Looking further ahead, however, Europe faces a still more formidable problem. Even if, over the next five or 10 years, "demand-side" problems, such as misaligned exchange rates, budget deficits and even inappropriate savings ratios sort themselves out, leaving long-term growth rates to be determined by "the fundamentals" - growth in the workforce and the growth of productivity - the Eurozone still looks notably disadvantaged compared with the US.

The first chart shows the marked difference in the projected growth of the workforce in the US and the EU which is expected in coming decades by the US Census Bureau and the European Commission. Whereas the working population of the US continues to grow, from now on the European workforce will shrink and the rate of decline will accelerate. This reflects Europe's low birth rate and its meagre rate of immigration when compared with the US. The result is that the US economy is likely to expand at least 1 per cent per annum faster on average, even if Europe catches up on the productivity side.

And as far as productivity is concerned, the picture isn't comforting. Productivity growth in the EU has been declining for many years and has been particularly low this decade.
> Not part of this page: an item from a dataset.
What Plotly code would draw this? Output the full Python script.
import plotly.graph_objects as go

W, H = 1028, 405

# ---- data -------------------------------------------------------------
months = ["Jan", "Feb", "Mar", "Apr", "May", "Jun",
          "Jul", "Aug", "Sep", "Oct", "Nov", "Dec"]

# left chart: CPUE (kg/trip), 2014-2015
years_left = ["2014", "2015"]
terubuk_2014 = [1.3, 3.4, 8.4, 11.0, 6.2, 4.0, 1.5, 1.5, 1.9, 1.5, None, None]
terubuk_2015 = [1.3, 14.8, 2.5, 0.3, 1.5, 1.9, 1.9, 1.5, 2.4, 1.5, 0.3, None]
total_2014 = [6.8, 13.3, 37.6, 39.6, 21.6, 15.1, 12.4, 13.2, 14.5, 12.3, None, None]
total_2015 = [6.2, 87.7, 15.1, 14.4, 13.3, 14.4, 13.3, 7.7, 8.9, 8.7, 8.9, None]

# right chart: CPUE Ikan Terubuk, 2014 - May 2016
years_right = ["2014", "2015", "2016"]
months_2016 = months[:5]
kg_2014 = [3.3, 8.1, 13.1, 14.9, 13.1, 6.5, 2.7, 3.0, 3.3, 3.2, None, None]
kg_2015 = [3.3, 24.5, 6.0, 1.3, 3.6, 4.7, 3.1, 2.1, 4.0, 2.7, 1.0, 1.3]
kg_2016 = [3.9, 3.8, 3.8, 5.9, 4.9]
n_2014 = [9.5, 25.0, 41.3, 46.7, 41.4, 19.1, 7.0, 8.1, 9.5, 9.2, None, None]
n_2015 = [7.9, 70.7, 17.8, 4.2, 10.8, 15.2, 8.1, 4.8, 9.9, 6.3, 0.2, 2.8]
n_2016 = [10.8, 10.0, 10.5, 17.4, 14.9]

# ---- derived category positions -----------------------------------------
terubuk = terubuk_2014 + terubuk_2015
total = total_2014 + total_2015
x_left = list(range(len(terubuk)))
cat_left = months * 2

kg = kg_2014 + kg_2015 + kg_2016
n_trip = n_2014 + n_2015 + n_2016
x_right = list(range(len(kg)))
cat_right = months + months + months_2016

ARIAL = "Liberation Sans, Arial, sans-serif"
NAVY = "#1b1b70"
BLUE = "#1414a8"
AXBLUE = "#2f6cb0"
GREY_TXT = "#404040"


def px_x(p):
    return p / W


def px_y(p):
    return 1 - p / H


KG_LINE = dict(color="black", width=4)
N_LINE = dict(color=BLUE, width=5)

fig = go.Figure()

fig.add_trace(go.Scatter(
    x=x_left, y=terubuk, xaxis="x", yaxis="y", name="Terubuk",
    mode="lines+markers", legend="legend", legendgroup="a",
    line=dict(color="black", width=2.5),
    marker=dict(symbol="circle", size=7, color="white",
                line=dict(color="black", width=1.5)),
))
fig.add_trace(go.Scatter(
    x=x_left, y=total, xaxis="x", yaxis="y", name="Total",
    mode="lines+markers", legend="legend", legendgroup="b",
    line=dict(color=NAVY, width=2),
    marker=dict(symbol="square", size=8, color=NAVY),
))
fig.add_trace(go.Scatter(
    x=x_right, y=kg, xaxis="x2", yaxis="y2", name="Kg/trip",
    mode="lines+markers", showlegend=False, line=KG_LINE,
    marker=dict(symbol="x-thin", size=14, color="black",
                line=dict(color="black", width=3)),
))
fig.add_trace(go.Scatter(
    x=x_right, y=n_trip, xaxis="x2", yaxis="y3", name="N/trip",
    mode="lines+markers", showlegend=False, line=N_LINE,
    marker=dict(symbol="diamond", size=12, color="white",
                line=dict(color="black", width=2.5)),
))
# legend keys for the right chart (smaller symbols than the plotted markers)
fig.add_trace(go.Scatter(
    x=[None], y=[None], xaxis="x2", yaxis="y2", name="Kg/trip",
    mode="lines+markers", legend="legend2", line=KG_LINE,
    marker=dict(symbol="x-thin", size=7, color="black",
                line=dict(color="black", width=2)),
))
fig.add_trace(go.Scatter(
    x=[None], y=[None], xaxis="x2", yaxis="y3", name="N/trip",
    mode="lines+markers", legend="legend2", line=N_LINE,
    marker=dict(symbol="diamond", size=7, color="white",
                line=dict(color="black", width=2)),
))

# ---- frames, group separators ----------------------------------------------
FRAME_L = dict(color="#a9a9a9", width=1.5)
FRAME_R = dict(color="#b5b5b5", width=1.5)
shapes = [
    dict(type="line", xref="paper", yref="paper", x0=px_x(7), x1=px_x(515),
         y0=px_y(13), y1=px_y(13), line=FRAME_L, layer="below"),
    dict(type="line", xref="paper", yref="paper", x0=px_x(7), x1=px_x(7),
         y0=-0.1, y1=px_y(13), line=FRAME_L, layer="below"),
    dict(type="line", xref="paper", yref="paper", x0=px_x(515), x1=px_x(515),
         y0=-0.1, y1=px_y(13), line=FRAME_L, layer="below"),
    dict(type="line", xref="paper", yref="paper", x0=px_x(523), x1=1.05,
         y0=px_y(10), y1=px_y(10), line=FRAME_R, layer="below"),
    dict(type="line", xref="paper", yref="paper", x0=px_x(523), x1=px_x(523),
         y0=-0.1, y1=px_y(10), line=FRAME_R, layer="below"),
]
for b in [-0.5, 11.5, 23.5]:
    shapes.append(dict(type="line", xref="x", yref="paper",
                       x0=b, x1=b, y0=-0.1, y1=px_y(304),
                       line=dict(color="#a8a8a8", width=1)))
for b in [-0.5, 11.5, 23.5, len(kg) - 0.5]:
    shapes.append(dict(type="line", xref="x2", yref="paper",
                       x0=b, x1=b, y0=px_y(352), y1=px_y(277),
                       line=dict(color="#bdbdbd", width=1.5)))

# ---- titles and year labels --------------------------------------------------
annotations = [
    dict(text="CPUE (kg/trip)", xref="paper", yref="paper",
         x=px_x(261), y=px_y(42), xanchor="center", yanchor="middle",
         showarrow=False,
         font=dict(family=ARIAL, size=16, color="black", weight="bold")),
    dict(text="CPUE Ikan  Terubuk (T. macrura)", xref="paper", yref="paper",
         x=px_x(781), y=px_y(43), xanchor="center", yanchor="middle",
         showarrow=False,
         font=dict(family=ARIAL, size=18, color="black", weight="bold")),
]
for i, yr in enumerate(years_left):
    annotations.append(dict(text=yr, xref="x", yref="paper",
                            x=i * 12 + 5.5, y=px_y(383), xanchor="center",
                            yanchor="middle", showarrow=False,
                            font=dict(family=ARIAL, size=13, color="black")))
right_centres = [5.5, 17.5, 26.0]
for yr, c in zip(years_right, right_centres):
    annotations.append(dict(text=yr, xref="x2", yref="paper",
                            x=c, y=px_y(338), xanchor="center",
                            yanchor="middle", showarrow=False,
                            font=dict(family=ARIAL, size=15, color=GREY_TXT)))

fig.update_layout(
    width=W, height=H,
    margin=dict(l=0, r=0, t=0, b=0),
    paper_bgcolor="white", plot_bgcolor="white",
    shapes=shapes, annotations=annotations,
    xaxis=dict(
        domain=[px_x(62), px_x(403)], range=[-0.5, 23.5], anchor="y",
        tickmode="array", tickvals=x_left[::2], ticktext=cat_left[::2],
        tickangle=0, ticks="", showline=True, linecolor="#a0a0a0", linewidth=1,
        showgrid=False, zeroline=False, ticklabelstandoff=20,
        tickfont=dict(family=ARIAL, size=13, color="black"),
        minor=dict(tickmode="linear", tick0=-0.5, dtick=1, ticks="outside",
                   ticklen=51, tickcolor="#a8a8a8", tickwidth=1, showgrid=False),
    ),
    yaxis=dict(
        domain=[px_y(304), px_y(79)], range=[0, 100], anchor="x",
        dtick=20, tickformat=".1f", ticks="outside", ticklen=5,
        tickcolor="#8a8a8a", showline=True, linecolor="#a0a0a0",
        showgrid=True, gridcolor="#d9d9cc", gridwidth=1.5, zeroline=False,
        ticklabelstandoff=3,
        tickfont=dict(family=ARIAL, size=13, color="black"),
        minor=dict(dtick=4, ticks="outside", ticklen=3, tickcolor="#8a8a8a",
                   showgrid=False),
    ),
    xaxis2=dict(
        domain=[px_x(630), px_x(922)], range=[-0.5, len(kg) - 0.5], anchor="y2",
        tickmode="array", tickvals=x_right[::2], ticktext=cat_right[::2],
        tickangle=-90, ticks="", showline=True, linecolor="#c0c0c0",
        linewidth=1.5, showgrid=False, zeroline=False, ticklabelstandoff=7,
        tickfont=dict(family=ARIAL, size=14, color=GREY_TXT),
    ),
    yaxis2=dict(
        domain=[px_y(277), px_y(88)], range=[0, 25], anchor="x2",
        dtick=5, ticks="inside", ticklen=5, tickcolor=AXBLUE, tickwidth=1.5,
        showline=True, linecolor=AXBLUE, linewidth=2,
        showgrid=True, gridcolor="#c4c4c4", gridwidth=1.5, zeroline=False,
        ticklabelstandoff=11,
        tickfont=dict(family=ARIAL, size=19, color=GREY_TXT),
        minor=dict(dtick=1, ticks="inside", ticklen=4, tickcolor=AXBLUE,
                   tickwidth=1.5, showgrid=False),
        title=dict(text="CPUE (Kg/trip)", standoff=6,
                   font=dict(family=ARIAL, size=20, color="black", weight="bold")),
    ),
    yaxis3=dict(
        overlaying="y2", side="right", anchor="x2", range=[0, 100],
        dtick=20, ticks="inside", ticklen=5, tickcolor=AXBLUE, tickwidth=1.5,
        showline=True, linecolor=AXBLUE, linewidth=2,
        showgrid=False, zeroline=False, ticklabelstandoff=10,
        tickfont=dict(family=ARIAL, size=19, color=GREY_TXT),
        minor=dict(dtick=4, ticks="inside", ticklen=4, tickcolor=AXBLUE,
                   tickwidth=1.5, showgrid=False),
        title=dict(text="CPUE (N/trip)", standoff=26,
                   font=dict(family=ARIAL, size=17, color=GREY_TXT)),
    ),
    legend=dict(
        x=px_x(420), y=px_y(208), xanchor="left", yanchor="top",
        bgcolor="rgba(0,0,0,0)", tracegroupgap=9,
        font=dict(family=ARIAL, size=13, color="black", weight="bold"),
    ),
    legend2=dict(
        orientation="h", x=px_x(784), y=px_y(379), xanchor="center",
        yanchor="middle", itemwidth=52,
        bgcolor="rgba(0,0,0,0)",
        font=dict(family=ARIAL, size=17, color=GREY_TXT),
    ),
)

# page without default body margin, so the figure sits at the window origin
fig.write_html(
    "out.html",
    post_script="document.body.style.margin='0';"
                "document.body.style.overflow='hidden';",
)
By contrast, it has been accelerating in the US as a result of the spread of new technologies and is currently rising at about double the European rate, as the second chart shows.

Adding employment to productivity growth, the European Commission expects that, in the absence of fundamental policy changes, US growth is likely to be double Europe's on average for decades to come. The consequences are stark. Whereas the US share of world GDP rises from 23 per cent to 26 per cent in 40 years' time, Europe's drops from 18 to 10 per cent, with all the loss of international significance and clout which that implies (the third chart). And within Europe, the pecking order turns around remarkably. Over the next 35 years, the populations of Germany, Italy and Spain are expected to fall by one-third; while in 20 years' time - even assuming that the Chancellor Gerhard Schröder's reforms succeed in raising German productivity growth to more normal levels - the 20 per cent fall in Germany's workforce expected by then leaves Britain with the largest economy in Europe.
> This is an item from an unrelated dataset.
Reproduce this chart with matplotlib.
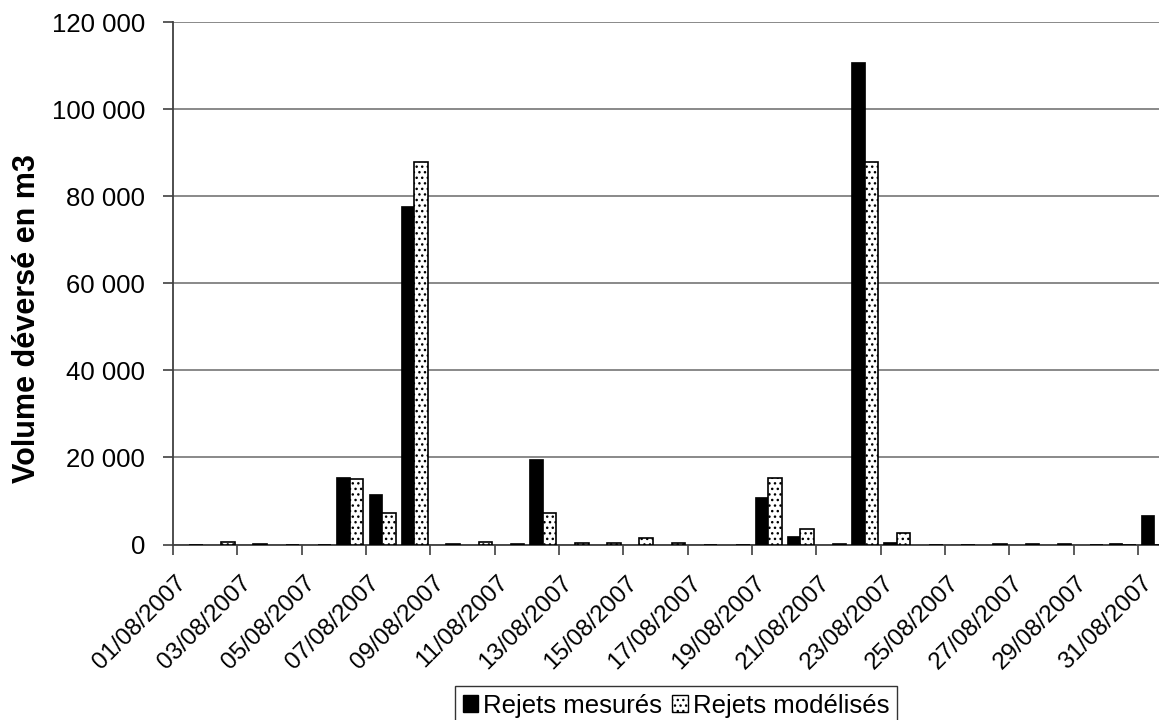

Can the eurozone do anything to transform this dismal prospect? Although progress is slow, reform measures being pursued by some EU governments - aimed at more flexible labour markets, more competition and more incentivising tax systems - should eventually enhance productivity growth, making it possible for new technologies to be diffused through the economy at the US rate. But what is to be done about the falling working population?

Policies to encourage higher participation in the workforce could achieve a great deal for up to a decade if they were vigorously pursued. Increasing the participation of women, raising retirement ages to keep people in the workforce for longer, and reabsorbing the unemployed, could stabilise the workforce for some years ahead. But when these adjustments have been made, the underlying demographic trends will reassert themselves, with Europe losing ground rapidly and continuously against the US thereafter.

When that stage is reached, only one solution to falling numbers remains. Europe will maintain its relative economic weight only insofar as it is prepared to throw open its doors to economic migrants on the scale required to keep employment growing. This will only happen if there is a revolution in attitudes towards immigration, which may be difficult to achieve. After all, the earlier members of the EU, with the exception of Britain, refuse to admit citizens even from the new Eastern European member states, and many do not want to admit Turkey. And the current tensions in the Netherlands indicate the strains which can be associated with immigration from Islamic countries. But the fact is that it is only a union which remains true to its liberal values, which presents an open, welcoming and generous face to outsiders, which will be able to maintain its place in the world.

Christopher Smallwood is economic adviser to Barclays plc. This is a personal view.